As a key part of their involvement, Bay and Stinson are leading the massive fundraising effort.
“Since I serve on a number of these foundations, I’m used to being on the other side,” Bay says. “Now, I’m asking for money; it’s a whole new experience.”
Stinson says, “We’ve raised almost to our target of $300 million (for construction), including the city money. … It’s really an incredible reflection of the generosity and philanthropic capacity of this community.”
The City of Omaha is contributing $50 million for construction: $15 million in 2019, $15 million in 2020 and $20 million in 2021. The non-profit Downtown Riverfront Trust (DRT) is contributing approximately $250 million in private donations for construction.
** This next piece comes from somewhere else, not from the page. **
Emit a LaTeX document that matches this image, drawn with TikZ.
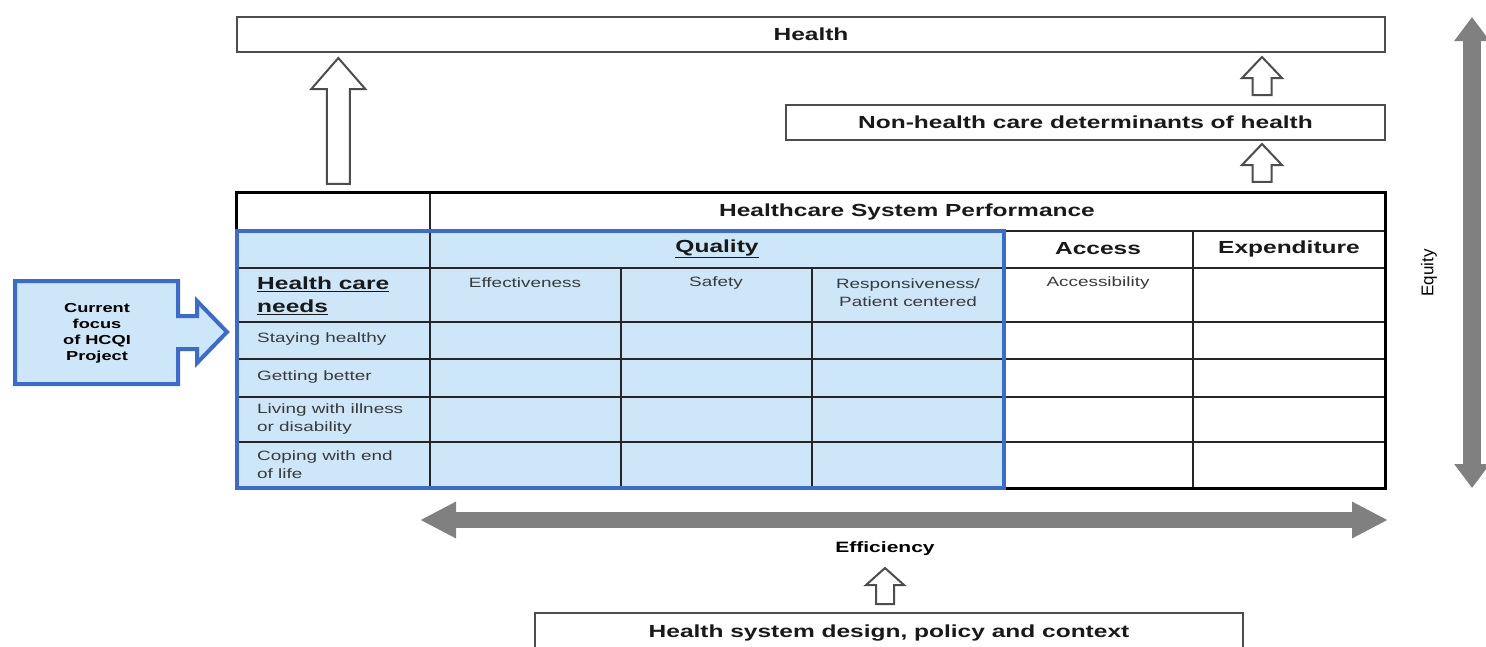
\documentclass[tikz,border=0pt]{standalone}
\usepackage{fontspec}
\setmainfont{Liberation Sans}[FakeStretch=1.4]
\newfontfamily\plainfont{Liberation Sans}
\usetikzlibrary{positioning,calc,arrows.meta}

\definecolor{qblue}{HTML}{CDE6F8}
\definecolor{qedge}{HTML}{3A6BCF}
\definecolor{bandgray}{HTML}{808080}
\definecolor{boxline}{HTML}{4D4D4D}
\definecolor{celltext}{HTML}{3A3A3A}

\tikzset{
  hdr/.style={font=\fontsize{17.5}{23}\selectfont\bfseries, text=black!90, inner sep=0pt},
  topbox/.style={hdr, draw=boxline, line width=2pt, fill=white},
  cell/.style={font=\fontsize{13.5}{18}\selectfont, text=celltext, align=center, inner sep=0pt},
  rowlab/.style={cell, align=left, anchor=west},
  gridline/.style={draw=black!85, line width=1.5pt},
  hollow/.style={draw=boxline, line width=2pt, fill=white, line join=miter},
  hband/.style={draw=bandgray, line width=16pt,
    {Triangle[length=36pt,width=34pt]}-{Triangle[length=36pt,width=34pt]}},
  vband/.style={draw=bandgray, line width=18pt,
    {Triangle[length=24pt,width=34pt]}-{Triangle[length=24pt,width=34pt]}},
}

% hollow block arrow: foot, tip, shaft half, head half, head length
\newcommand{\blockup}[5]{%
  \draw[hollow] let \p1=(#1), \p2=(#2) in
    (\x1-#3pt,\y1) -- (\x1-#3pt,\y2-#5pt) -- (\x1-#4pt,\y2-#5pt) -- (\x2,\y2)
    -- (\x1+#4pt,\y2-#5pt) -- (\x1+#3pt,\y2-#5pt) -- (\x1+#3pt,\y1) -- cycle;}

\begin{document}
\begin{tikzpicture}[x=1pt,y=-1pt]
\clip (0,0) rectangle (1486,646);
\fill[white] (0,0) rectangle (1486,646);

% boxes above and below
\node[topbox, minimum width=1148pt, minimum height=35pt] (health) at (811,34.5) {Health};
\node[topbox, minimum width=599pt, minimum height=35pt] (nonhc) at (1085.5,122.5) {Non-health care determinants of health};
\node[topbox, minimum width=708pt, minimum height=40pt, anchor=north] (design) at (889,612) {Health system design, policy and context};

% table
\node[minimum width=1148pt, minimum height=295pt, inner sep=0pt] (tbl) at (811,340.5) {};
\fill[qblue] (237,231) rectangle (1004,488);
\foreach \y in {231,268,322,359,397,442}
  \draw[gridline] (237,\y) -- (1385,\y);
\draw[gridline] (430,193) -- (430,488);
\foreach \x in {621,812}
  \draw[gridline] (\x,268) -- (\x,488);
\foreach \x in {1004,1193}
  \draw[gridline] (\x,231) -- (\x,488);
\draw[line width=3pt] (tbl.north west) rectangle (tbl.south east);
\draw[qedge, line width=3.5pt] (237,231) rectangle (1004,488);

\node[hdr] (perf) at (907,212) {Healthcare System Performance};
\node[hdr] (qual) at (717,249) {\underline{Quality}};
\node[hdr] (acc) at (1098,249) {Access};
\node[hdr] (expd) at (1289,249) {Expenditure};
\node[cell] (eff) at (525,283) {Effectiveness};
\node[cell] (saf) at (716,283) {Safety};
\node[cell] (resp) at (908,293) {Responsiveness/\\Patient centered};
\node[cell] (accs) at (1098,283) {Accessibility};
\node[hdr, align=left, anchor=west] (needs) at (257,296) {\underline{Health care}\\\underline{needs}};
\node[rowlab] (stay) at (257,339) {Staying healthy};
\node[rowlab] (better) at (257,377) {Getting better};
\node[rowlab] (living) at (257,419) {Living with illness\\or disability};
\node[rowlab] (coping) at (257,465) {Coping with end\\of life};

% focus callout
\draw[qedge, line width=4pt, fill=qblue, line join=miter]
  (15,281) -- (178,281) -- (178,316) -- (197,316) -- (197,301) -- (227,332)
  -- (197,363) -- (197,349) -- (178,349) -- (178,384) -- (15,384) -- cycle;
\node[font=\fontsize{13}{16}\selectfont\bfseries, align=center, inner sep=0pt] (focus) at (97,333) {Current\\focus\\of HCQI\\Project};

% efficiency and equity
\coordinate (effl) at (420,520);
\coordinate (effr) at (1388,520);
\draw[hband] (effl) -- (effr);
\node[font=\fontsize{15}{18}\selectfont\bfseries, inner sep=0pt] (effic) at (885,549) {Efficiency};
\coordinate (eqtop) at (1472,17);
\coordinate (eqbot) at (1472,488);
\draw[vband] (eqtop) -- (eqbot);
\node[font=\plainfont\fontsize{17}{20}\selectfont, rotate=90, inner sep=0pt] (equity) at (1429,273) {Equity};

% hollow arrows
\coordinate (bigfoot) at ($(tbl.north west)+(101.5,-9)$);
\coordinate (bigtip) at ($(health.south -| bigfoot)+(0,5)$);
\blockup{bigfoot}{bigtip}{11.5}{27}{31}
\coordinate (s1foot) at ($(nonhc.north west)+(477,-9)$);
\coordinate (s1tip) at ($(health.south -| s1foot)+(0,4)$);
\blockup{s1foot}{s1tip}{9.5}{20}{21}
\coordinate (s2foot) at ($(tbl.north -| s1foot)+(0,-11)$);
\coordinate (s2tip) at ($(nonhc.south -| s1foot)+(0,3)$);
\blockup{s2foot}{s2tip}{9.5}{20}{21}
\coordinate (dfoot) at ($(design.north)+(-4,-8)$);
\coordinate (dtip) at ($(dfoot)+(0,-36)$);
\blockup{dfoot}{dtip}{9}{19}{17}
\end{tikzpicture}
\end{document}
In addition, the City and the DRT will each contribute $3 million annually for ten years to a fund managed by the Metropolitan Entertainment & Convention Authority for operation, maintenance and activation costs.
“Ken and I went to Mayor Stothert and Mayor Walsh in Council Bluffs and we said, ‘We will undertake, at least, finding the money for a good comprehensive study and plan, and if it looks like it could get traction, we will undertake raising the money and overseeing the project,’” Bay says.
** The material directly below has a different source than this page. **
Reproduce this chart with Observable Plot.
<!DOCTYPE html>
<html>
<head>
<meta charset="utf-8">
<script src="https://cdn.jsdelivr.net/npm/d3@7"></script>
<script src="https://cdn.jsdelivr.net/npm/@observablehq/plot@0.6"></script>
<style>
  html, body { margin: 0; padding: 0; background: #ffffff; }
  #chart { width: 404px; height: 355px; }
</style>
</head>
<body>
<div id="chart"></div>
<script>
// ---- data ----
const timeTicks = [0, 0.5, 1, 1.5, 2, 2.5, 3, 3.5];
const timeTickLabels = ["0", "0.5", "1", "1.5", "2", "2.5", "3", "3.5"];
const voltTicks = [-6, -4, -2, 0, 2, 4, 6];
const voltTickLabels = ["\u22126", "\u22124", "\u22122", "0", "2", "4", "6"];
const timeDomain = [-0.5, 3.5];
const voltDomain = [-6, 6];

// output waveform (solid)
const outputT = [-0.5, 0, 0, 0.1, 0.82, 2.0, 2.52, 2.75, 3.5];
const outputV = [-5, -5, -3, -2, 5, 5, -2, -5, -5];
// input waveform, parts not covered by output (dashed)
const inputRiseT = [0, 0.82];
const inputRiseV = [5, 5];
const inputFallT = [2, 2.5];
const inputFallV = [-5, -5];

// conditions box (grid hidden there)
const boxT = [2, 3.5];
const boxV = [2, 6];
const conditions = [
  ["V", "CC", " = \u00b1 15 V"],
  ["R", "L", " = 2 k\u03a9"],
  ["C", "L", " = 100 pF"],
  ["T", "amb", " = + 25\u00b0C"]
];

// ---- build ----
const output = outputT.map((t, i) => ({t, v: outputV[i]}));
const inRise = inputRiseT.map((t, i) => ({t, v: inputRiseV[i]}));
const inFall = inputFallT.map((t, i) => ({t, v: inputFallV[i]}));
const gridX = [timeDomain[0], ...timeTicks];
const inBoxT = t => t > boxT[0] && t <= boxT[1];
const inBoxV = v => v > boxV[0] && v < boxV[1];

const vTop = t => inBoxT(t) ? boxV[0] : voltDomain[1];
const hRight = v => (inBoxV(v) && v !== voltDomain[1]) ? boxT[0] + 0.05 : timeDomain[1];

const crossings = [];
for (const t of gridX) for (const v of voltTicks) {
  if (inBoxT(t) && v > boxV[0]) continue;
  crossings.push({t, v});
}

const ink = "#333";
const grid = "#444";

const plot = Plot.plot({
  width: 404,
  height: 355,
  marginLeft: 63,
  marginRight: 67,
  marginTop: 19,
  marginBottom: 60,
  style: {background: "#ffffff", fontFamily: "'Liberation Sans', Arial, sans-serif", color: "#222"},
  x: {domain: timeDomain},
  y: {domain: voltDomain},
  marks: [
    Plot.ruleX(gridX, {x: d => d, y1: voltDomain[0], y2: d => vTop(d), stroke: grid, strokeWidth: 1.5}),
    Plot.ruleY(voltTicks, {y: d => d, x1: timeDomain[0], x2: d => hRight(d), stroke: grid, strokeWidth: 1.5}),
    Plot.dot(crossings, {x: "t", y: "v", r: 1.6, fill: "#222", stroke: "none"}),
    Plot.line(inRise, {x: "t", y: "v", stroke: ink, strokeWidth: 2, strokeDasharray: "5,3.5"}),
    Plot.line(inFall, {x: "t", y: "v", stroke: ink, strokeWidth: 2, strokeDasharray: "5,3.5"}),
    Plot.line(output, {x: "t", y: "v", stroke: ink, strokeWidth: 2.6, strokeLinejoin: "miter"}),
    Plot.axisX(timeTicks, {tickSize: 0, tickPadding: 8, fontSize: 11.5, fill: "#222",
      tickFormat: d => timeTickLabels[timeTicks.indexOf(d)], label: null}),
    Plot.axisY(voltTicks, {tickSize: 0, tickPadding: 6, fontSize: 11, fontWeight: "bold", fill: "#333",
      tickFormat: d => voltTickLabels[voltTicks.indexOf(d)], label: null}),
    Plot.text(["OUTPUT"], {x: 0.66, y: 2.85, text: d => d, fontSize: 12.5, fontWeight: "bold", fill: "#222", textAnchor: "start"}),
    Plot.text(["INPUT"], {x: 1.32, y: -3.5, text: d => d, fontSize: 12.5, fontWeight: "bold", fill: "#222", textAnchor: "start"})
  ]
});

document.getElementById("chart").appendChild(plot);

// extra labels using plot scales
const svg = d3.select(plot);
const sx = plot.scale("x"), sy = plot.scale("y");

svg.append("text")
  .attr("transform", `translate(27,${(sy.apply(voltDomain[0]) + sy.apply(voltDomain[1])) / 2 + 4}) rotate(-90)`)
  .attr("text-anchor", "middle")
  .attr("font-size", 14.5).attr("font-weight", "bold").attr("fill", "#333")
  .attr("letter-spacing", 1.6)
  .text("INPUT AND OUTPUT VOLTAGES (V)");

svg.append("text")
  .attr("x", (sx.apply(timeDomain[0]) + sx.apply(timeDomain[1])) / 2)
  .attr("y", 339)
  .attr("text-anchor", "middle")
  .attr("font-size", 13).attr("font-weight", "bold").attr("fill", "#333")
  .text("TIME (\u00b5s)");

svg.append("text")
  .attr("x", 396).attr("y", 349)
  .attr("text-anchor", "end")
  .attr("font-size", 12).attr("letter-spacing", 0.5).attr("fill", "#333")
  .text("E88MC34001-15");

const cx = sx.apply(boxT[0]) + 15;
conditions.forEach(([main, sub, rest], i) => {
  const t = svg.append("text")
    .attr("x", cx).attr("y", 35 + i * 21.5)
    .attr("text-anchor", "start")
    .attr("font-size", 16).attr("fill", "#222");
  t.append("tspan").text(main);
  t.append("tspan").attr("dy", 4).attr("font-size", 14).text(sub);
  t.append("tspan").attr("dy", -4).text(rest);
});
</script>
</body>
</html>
Bay and Stinson says the undercurrent of community engagement that runs through both of their lives was inspired by and passed on from their respective company leaders.
“It’s part of the legacy of Kiewit,” Stinson says. “I had great models, and they really felt that the leadership of the company’s involvement in the community was part of the job. I inherited that approach early on.”
Bay says he was influenced by Robert “Bob” Daugherty, the late founder of Valmont, “who was very involved in the community,” and by Stinson’s predecessor, Walter Scott.
“Often I get the question, ‘How do you have time for this?’ Somebody told me many years ago – and they’re right – if you want something done, ask a busy person. Busy people get stuff done,” Bay says.
He and Stinson have been friends for many years. Both have served on each other’s company boards and they serve, together, as trustees of the Daugherty Foundation.
“We complement each other well. We like working together and we have a good time together. And we both have a decent reputation in town,” Bay says with a laugh. An understatement when talking about two over-achievers and the Chamber’s Volunteers of the Year.